### PROBLEM REQUIREMENTS
Say how many lines of the listing below contain "chart", giving the number and nothing else.

### DATASET SECTION
━━━━━━━━━━

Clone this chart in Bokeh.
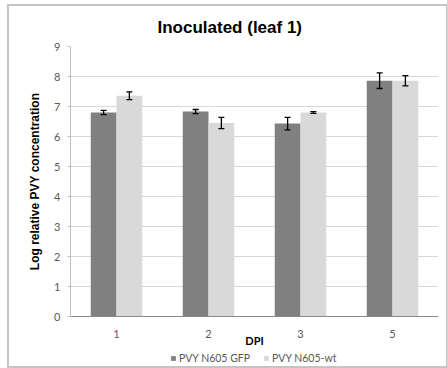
from bokeh.plotting import figure
from bokeh.layouts import column
from bokeh.models import (ColumnDataSource, FactorRange, Range1d, Whisker, Legend,
                          LegendItem, FixedTicker)
from bokeh.transform import dodge
from bokeh.embed import file_html
from bokeh.resources import INLINE

# Days post inoculation and log relative PVY concentration per construct
dpi = ["1", "2", "3", "5"]
gfp_mean = [6.80, 6.83, 6.43, 7.86]
gfp_err = [0.07, 0.07, 0.21, 0.26]
wt_mean = [7.36, 6.45, 6.80, 7.86]
wt_err = [0.13, 0.19, 0.03, 0.17]
series_names = ["PVY N605 GFP", "PVY N605-wt"]
y_ticks = [0, 1, 2, 3, 4, 5, 6, 7, 8, 9]

DARK = "#808080"
LIGHT = "#d9d9d9"
TEXT = "#595959"
TICK_FONT = "Lato"

src = ColumnDataSource(dict(
    dpi=dpi,
    gfp=gfp_mean,
    gfp_lo=[m - e for m, e in zip(gfp_mean, gfp_err)],
    gfp_hi=[m + e for m, e in zip(gfp_mean, gfp_err)],
    wt=wt_mean,
    wt_lo=[m - e for m, e in zip(wt_mean, wt_err)],
    wt_hi=[m + e for m, e in zip(wt_mean, wt_err)],
))

p = figure(
    width=437, height=344,
    x_range=FactorRange(factors=dpi, range_padding=0),
    y_range=Range1d(0, 9),
    output_backend="svg", toolbar_location=None,
    min_border_left=61, min_border_right=8, min_border_top=39, min_border_bottom=34,
    title="Inoculated (leaf 1)",
)
p.background_fill_color = "white"
p.border_fill_color = "white"
p.outline_line_color = None

# title
p.title.text_font = "Liberation Sans"
p.title.text_font_style = "bold"
p.title.text_font_size = "17px"
p.title.text_color = "#000000"
p.title.align = "left"
p.title.offset = 87
p.title.standoff = 19

# bars
bw = 0.28
r_gfp = p.vbar(x=dodge("dpi", -0.14, range=p.x_range), top="gfp", width=bw, source=src,
               fill_color=DARK, line_color=None)
r_wt = p.vbar(x=dodge("dpi", 0.14, range=p.x_range), top="wt", width=bw, source=src,
              fill_color=LIGHT, line_color=None)

# error bars, drawn over the bars
for col, off in (("gfp", -0.14), ("wt", 0.14)):
    w = Whisker(base=dodge("dpi", off, range=p.x_range), lower=col + "_lo", upper=col + "_hi",
                source=src, line_color="#000000", line_width=1.3, level="overlay")
    w.upper_head.size = 6
    w.lower_head.size = 6
    w.upper_head.line_color = "#000000"
    w.lower_head.line_color = "#000000"
    w.upper_head.line_width = 1.3
    w.lower_head.line_width = 1.3
    p.add_layout(w)

# axes
p.yaxis.ticker = FixedTicker(ticks=y_ticks)
p.yaxis.axis_line_color = "#bfbfbf"
p.yaxis.major_tick_line_color = "#bfbfbf"
p.yaxis.major_tick_out = 3
p.yaxis.major_tick_in = 0
p.yaxis.minor_tick_line_color = None
p.yaxis.major_label_standoff = 7
p.yaxis.major_label_text_font = TICK_FONT
p.yaxis.major_label_text_font_size = "11px"
p.yaxis.major_label_text_color = TEXT
p.yaxis.axis_label = "Log relative PVY concentration"
p.yaxis.axis_label_text_font = "Liberation Sans"
p.yaxis.axis_label_text_font_style = "bold"
p.yaxis.axis_label_text_font_size = "12px"
p.yaxis.axis_label_text_color = "#000000"
p.yaxis.axis_label_standoff = 9

p.xaxis.axis_line_color = "#8c8c8c"
p.xaxis.major_tick_line_color = None
p.xaxis.major_tick_out = 0
p.xaxis.major_tick_in = 0
p.xaxis.major_label_standoff = 13
p.xaxis.major_label_text_font = TICK_FONT
p.xaxis.major_label_text_font_size = "11px"
p.xaxis.major_label_text_color = TEXT
p.xaxis.axis_label = "DPI"
p.xaxis.axis_label_text_font = TICK_FONT
p.xaxis.axis_label_text_font_style = "bold"
p.xaxis.axis_label_text_font_size = "11px"
p.xaxis.axis_label_text_color = "#000000"
p.xaxis.axis_label_standoff = -7

p.xgrid.grid_line_color = None
p.ygrid.grid_line_color = "#d9d9d9"
p.ygrid.grid_line_width = 1

# legend strip under the chart; its bars have no width or height and lie
# outside the visible y range, so only their swatches appear in the legend
leg = figure(width=437, height=16, x_range=FactorRange(factors=dpi, range_padding=0),
             y_range=Range1d(-2, -1),
             output_backend="svg", toolbar_location=None,
             x_axis_location=None, y_axis_location=None,
             min_border_left=0, min_border_right=0, min_border_top=0, min_border_bottom=0)
leg.grid.visible = False
leg.outline_line_color = None
leg.background_fill_color = "white"
leg.border_fill_color = "white"
sw_gfp = leg.vbar(x="dpi", top="gfp", bottom="gfp", width=0, source=src,
                  fill_color=DARK, line_color=None)
sw_wt = leg.vbar(x="dpi", top="wt", bottom="wt", width=0, source=src,
                 fill_color=LIGHT, line_color=None)
legend = Legend(items=[LegendItem(label=series_names[0], renderers=[sw_gfp]),
                       LegendItem(label=series_names[1], renderers=[sw_wt])],
                orientation="horizontal", location=(100, 1),
                glyph_width=6, glyph_height=6, label_height=14, label_standoff=3,
                spacing=13, padding=0, margin=0,
                border_line_color=None, background_fill_alpha=0,
                label_text_font=TICK_FONT, label_text_font_size="10.5px",
                label_text_color=TEXT)
leg.add_layout(legend, "center")

# thin grey chart border around the whole layout
chart = column(p, leg, spacing=0,
               styles={"margin-left": "9px", "margin-top": "6px",
                       "outline": "2px solid #c4c4c4"})

open("out.html", "w").write(file_html(chart, INLINE))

━━━━━━━━━━

### CORRECT RESULT
5